The view is completely decoupled from the model such that view and the model can interact only via the mediating controller or adapter between the view and the model.[1] Via this arrangement, only the adapter or mediating controller has knowledge of both the model and the view, because it is the responsibility of solely the adapter or mediating controller to adapt or mediate between the model and the view—hence the names adapter and mediator. The model and view are kept intentionally oblivious of each other. In traditional MVC, the model and view are made aware of each other, which might permit disadvantageous coupling of view (e.g., user interface) concerns into the model (e.g., database) and vice versa, when the architecture might have been better served by the schema of the database and the presentation of information in the user-interface are divorced entirely from each other and allowed to diverge from each other radically. For example, in a text editor, the model might best be a piece table (instead of, say, a gap buffer or a linked list of lines). But, the user interface should present the final resting state of the edits on the file, not some direct information-overload presentation of the piece-table's meticulous raw undo-redo deltas and incremental operations on that file since the current editing session began.

Model is intentionally oblivious of views

This separation of concerns permits a wide variety of different views to indirectly access the same model either via exactly the same adapter or via the same class of adapters. For example, one underlying data-storage model and schema and technology could be accessed via a wide variety multiple different views—e.g., Qt GUI, Microsoft MFC GUI, GTK+ GUI, Microsoft .NET GUI, Java Swing GUI, Silverlight website, and AJAX website—where (unlike traditional MVC) the model is kept completely oblivious of what information flows toward these user interfaces. The adapter or class of adapters keeps the model completely oblivious that it is supporting multiple of the user interfaces and perhaps even supporting this variety concurrently. To the model, these multiple types of user interface would look like multiple instances of a generic user oblivious of type of technology.

View is intentionally oblivious of models

Likewise, any one user interface can be kept intentionally oblivious of a wide variety of different models that may underlie the mediating controller or adapter. For example, the same website can be kept oblivious of the fact that it can be served by an SQL database server such as PostgreSQL, Sybase SQL Server, or Microsoft SQL Server that has business logic built into the database server via stored procedures and that has transactions that the server may roll back or B) by an SQL database server such as MySQL that lacks one or more of these capabilities, or C) by a nonSQL RDF database, because the website interacts only with the mediating controller or adapter and never directly with the model.

Multiple adapters between the same model-view pair

Additionally, multiple adapters may be created to change the way one view presents data for a given model.

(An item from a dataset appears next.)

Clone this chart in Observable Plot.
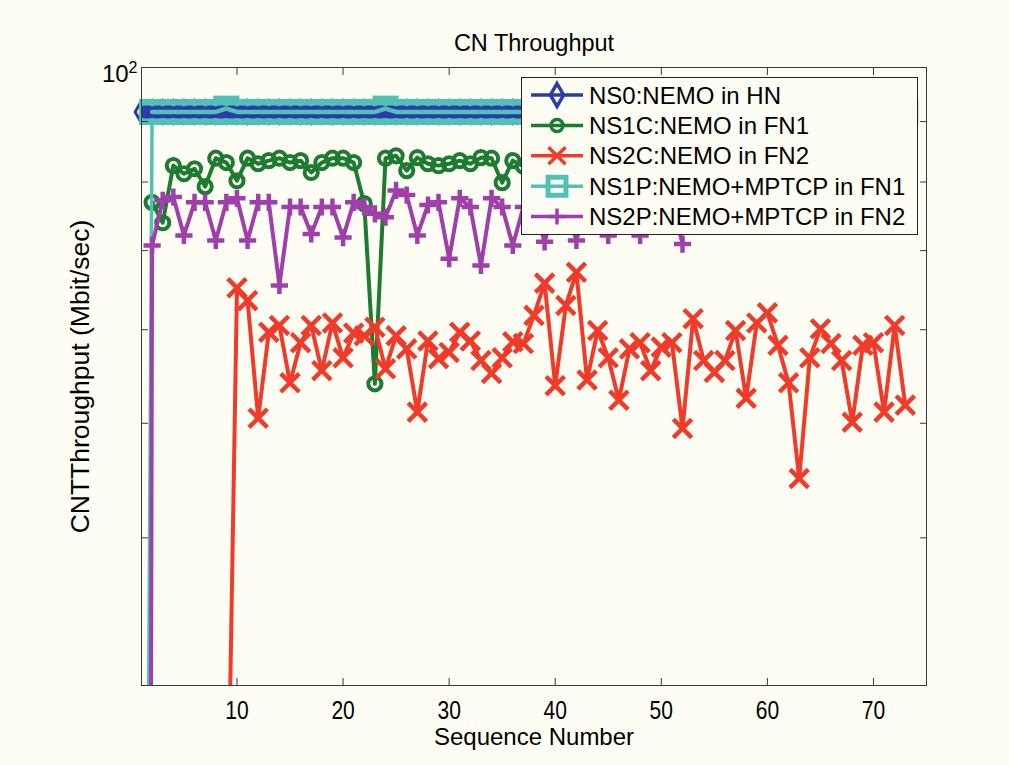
<!DOCTYPE html>
<html><head><meta charset="utf-8">
<script src="https://cdn.jsdelivr.net/npm/d3@7"></script>
<script src="https://cdn.jsdelivr.net/npm/@observablehq/plot@0.6"></script>
<style>
html,body{margin:0;padding:0;background:#FEFDF3;}
#wrap{position:relative;width:1009px;height:765px;overflow:hidden;background:#FEFDF3;}
#legend{position:absolute;left:521px;top:77px;width:397px;height:158px;box-sizing:border-box;border:1px solid #222;background:#FEFDF3;}
#legend svg{display:block}
</style></head><body><div id="wrap"></div>
<script>
// ---- data ----
const seq = [1,2,3,4,5,6,7,8,9,10,11,12,13,14,15,16,17,18,19,20,21,22,23,24,25,26,27,28,29,30,31,32,33,34,35,36,37,38,39,40,41,42,43,44,45,46,47,48,49,50,51,52,53,54,55,56,57,58,59,60,61,62,63,64,65,66,67,68,69,70,71,72,73];
const xTicks = [10,20,30,40,50,60,70];
const yTicks = [40,50,60,70,80,90,100];
const seriesNames = ["NS0:NEMO in HN","NS1C:NEMO in FN1","NS2C:NEMO in FN2","NS1P:NEMO+MPTCP in FN1","NS2P:NEMO+MPTCP in FN2"];
const ns0 = [91.7,91.7,91.7,91.7,91.7,91.7,91.7,91.7,91.7,91.7,91.7,91.7,91.7,91.7,91.7,91.7,91.7,91.7,91.7,91.7,91.7,91.7,91.7,91.7,91.7,91.7,91.7,91.7,91.7,91.7,91.7,91.7,91.7,91.7,91.7,91.7,91.7,91.7,91.7,91.7,91.7,91.7,91.7,91.7,91.7,91.7,91.7,91.7,91.7,91.7,91.7,91.7,91.7,91.7,91.7,91.7,91.7,91.7,91.7,91.7,91.7,91.7,91.7,91.7,91.7,91.7,91.7,91.7,91.7,91.7,91.7,91.7,91.7];
const ns1c = [null,76.9,73.9,82.6,81.3,82.1,79.3,83.8,83.1,80.2,83.8,82.9,83.4,83.8,83.1,83.4,81.5,83.1,83.8,83.8,83.1,76.7,54.0,83.8,84.2,81.8,83.9,82.9,82.6,82.9,83.4,82.9,83.9,83.8,79.9,83.4,82.5,83.4,82.9,83.8,80.5,83.4,83.1,82.6,83.8,83.4,79.9,83.1,83.8,82.9,83.4,81.8,83.8,83.1,82.6,83.4,83.8,80.2,83.1,83.4,82.9,83.8,83.1,81.5,83.4,83.8,82.9,83.1,79.9,83.4,83.8,82.6,83.1];
const ns2c = [null,null,null,null,null,null,null,null,19,65.1,63.5,50.5,59.7,60.5,54.1,58.5,60.5,55.4,60.8,56.8,59.6,59.3,60.3,55.6,59.3,57.8,51.1,58.7,56.7,57.4,59.7,58.7,56.5,55.1,56.8,58.6,58.4,61.7,65.7,53.8,62.9,67.1,54.4,59.9,56.8,52.3,57.8,58.5,55.4,58.0,58.5,49.5,61.3,56.5,55.2,56.5,59.9,52.5,60.8,62.0,58.2,54.1,44.9,56.8,60.1,58.4,56.5,50.1,58.2,58.5,51.1,60.5,51.8];
const ns1p = [2.8,91.7,91.7,91.7,91.7,91.7,91.7,91.7,92.3,91.7,91.7,91.7,91.7,91.7,91.7,91.7,91.7,91.7,91.7,91.7,91.7,91.7,91.7,92.3,91.7,91.7,91.7,91.7,91.7,91.7,91.7,91.7,91.7,91.7,91.7,91.7,91.7,91.7,91.7,91.7,91.7,91.7,91.7,91.7,91.7,91.7,91.7,91.7,91.7,91.7,91.7,91.7,91.7,91.7,91.7,91.7,91.7,91.7,91.7,91.7,91.7,91.7,91.7,91.7,91.7,91.7,91.7,91.7,91.7,91.7,91.7,91.7,91.7];
const ns2p = [0.01,70.7,77.2,77.7,72.1,76.9,76.9,71.4,76.9,77.5,71.4,76.9,76.9,65.4,76.2,76.2,72.3,76.2,76.2,71.8,76.9,76.2,75.2,74.7,78.7,78.0,72.1,76.5,76.9,68.9,77.5,76.2,68.0,77.5,76.2,70.7,76.2,76.5,71.2,76.9,76.5,71.4,76.9,76.2,72.1,76.9,76.5,72.1,76.9,76.2,77.2,70.9];

const C = {blue:"#2B3BA8", green:"#1E7B32", red:"#F03B2B", cyan:"#52C0B7", purple:"#9F3FA9"};
const FONT = "'Liberation Sans', Arial, Helvetica, sans-serif";

function pts(vals){ return seq.map((x,i)=>({x, y: vals[i]})).filter(d => d.y != null && d.y !== undefined); }
const inDom = d => d.y >= 30 && d.y <= 100;

const P0 = pts(ns0), P1 = pts(ns1c), P2 = pts(ns2c), P3 = pts(ns1p), P4 = pts(ns2p);

const chart = Plot.plot({
  width: 1009, height: 765,
  marginLeft: 141, marginRight: 83, marginTop: 67, marginBottom: 80,
  style: {background: "transparent", fontFamily: FONT, color: "#000"},
  x: {domain: [1, 75], label: null},
  y: {type: "log", domain: [30, 100], label: null},
  marks: [
    // NS0
    Plot.line(P0, {x: "x", y: "y", stroke: C.blue, strokeWidth: 3.5, clip: true}),
    Plot.dot(P0.filter(inDom), {x: "x", y: "y", symbol: "diamond", r: 6.7, stroke: C.blue, strokeWidth: 3, fill: "none"}),
    // NS1C
    Plot.line(P1, {x: "x", y: "y", stroke: C.green, strokeWidth: 4, clip: true}),
    Plot.dot(P1.filter(inDom), {x: "x", y: "y", symbol: "circle", r: 6.6, stroke: C.green, strokeWidth: 4, fill: "none"}),
    // NS2C
    Plot.line(P2, {x: "x", y: "y", stroke: C.red, strokeWidth: 4, clip: true}),
    Plot.dot(P2.filter(inDom), {x: "x", y: "y", symbol: "times", r: 8.4, stroke: C.red, strokeWidth: 4.5, fill: "none"}),
    // NS1P
    Plot.line(P3, {x: "x", y: "y", stroke: C.cyan, strokeWidth: 3.5, clip: true}),
    Plot.dot(P3.filter(inDom), {x: "x", y: "y", symbol: "square", r: 14.7, fill: C.cyan, stroke: "none"}),
    Plot.line(P0, {x: "x", y: "y", stroke: C.blue, strokeWidth: 13, strokeDasharray: "3.6,7.01", strokeDashoffset: -3.5, clip: true}),
    Plot.line(P3.filter(inDom), {x: "x", y: "y", stroke: C.cyan, strokeWidth: 4.5, clip: true}),
    // NS2P
    Plot.line(P4, {x: "x", y: "y", stroke: C.purple, strokeWidth: 4, clip: true}),
    Plot.dot(P4.filter(inDom), {x: "x", y: "y", symbol: "plus", r: 5.6, stroke: C.purple, strokeWidth: 4.5, fill: "none"}),
    // axes
    Plot.axisX({anchor: "bottom", ticks: xTicks, tickSize: -7, tickPadding: 22, fontSize: 21, label: null, stroke: "#3a3a3a"}),
    Plot.axisX({anchor: "top", ticks: xTicks, tickSize: -7, tickFormat: () => "", label: null, stroke: "#3a3a3a"}),
    Plot.axisY({anchor: "left", ticks: yTicks, tickSize: -7, tickPadding: 11, fontSize: 24, label: null, stroke: "#3a3a3a",
      tickFormat: d => d === 100 ? "10²" : ""}),
    Plot.axisY({anchor: "right", ticks: yTicks, tickSize: -7, tickFormat: () => "", label: null, stroke: "#3a3a3a"}),
    Plot.frame({stroke: "#3a3a3a", strokeWidth: 1}),
    // titles
    Plot.text(["CN Throughput"], {frameAnchor: "top", dy: -24, lineAnchor: "middle", textAnchor: "middle", fontSize: 23.5, fill: "#000"}),
    Plot.text(["Sequence Number"], {frameAnchor: "bottom", dy: 52, lineAnchor: "middle", textAnchor: "middle", fontSize: 24, fill: "#000"}),
    Plot.text(["CNTThroughput (Mbit/sec)"], {frameAnchor: "left", dx: -61, rotate: -90, lineAnchor: "middle", textAnchor: "middle", fontSize: 26.5, fill: "#000"})
  ]
});

const wrap = document.getElementById("wrap");
wrap.appendChild(chart);

// stretch x tick labels vertically like the reference's glyphs
d3.select(chart).selectAll('g[aria-label="x-axis tick label"] text').each(function() {
  if (!this.textContent) return;
  const t = this.getAttribute("transform") || "";
  this.setAttribute("transform", t + " scale(1,1.25)");
});
// 10^2 with a raised superscript
d3.select(chart).selectAll('g[aria-label="y-axis tick label"] text').each(function() {
  if (this.textContent === "10²") {
    const el = d3.select(this);
    el.text("");
    el.append("tspan").text("10");
    el.append("tspan").attr("font-size", 16).attr("dy", "-0.6em").text("2");
    el.attr("dy", "0.3em");
  }
});

// ---- legend (inside the axes, upper right) ----
const legColors = [C.blue, C.green, C.red, C.cyan, C.purple];
const legSymbols = [d3.symbolDiamond, d3.symbolCircle, d3.symbolTimes, d3.symbolSquare, d3.symbolPlus];
const legSizes = [150, 113, 190, 320, 85];
const legend = document.createElement("div");
legend.id = "legend";
wrap.appendChild(legend);
const lsvg = d3.select(legend).append("svg").attr("width", 395).attr("height", 156);
seriesNames.forEach((name, i) => {
  const cy = 17 + i * 30.4;
  const g = lsvg.append("g");
  g.append("line").attr("x1", 9).attr("x2", 61).attr("y1", cy).attr("y2", cy)
    .attr("stroke", legColors[i]).attr("stroke-width", 3.5);
  g.append("path").attr("d", d3.symbol(legSymbols[i], legSizes[i])())
    .attr("transform", `translate(35,${cy})`)
    .attr("fill", "none").attr("stroke", legColors[i]).attr("stroke-width", i === 3 ? 5 : 3.5);
  g.append("text").attr("x", 67).attr("y", cy).attr("dy", "0.36em")
    .attr("font-family", FONT).attr("font-size", 24).attr("fill", "#000").text(name);
});
</script>
</body></html>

For example, different governments (either among different states of the USA or different nation-states internationally) may impose different codes of law, that in turn impose different business logic for the same underlying database and for the same outwardly presented website. In this scenario, a class of various adapters or mediating controllers can represent the variations in business logic among these jurisdictions in between the same database model and the same website view.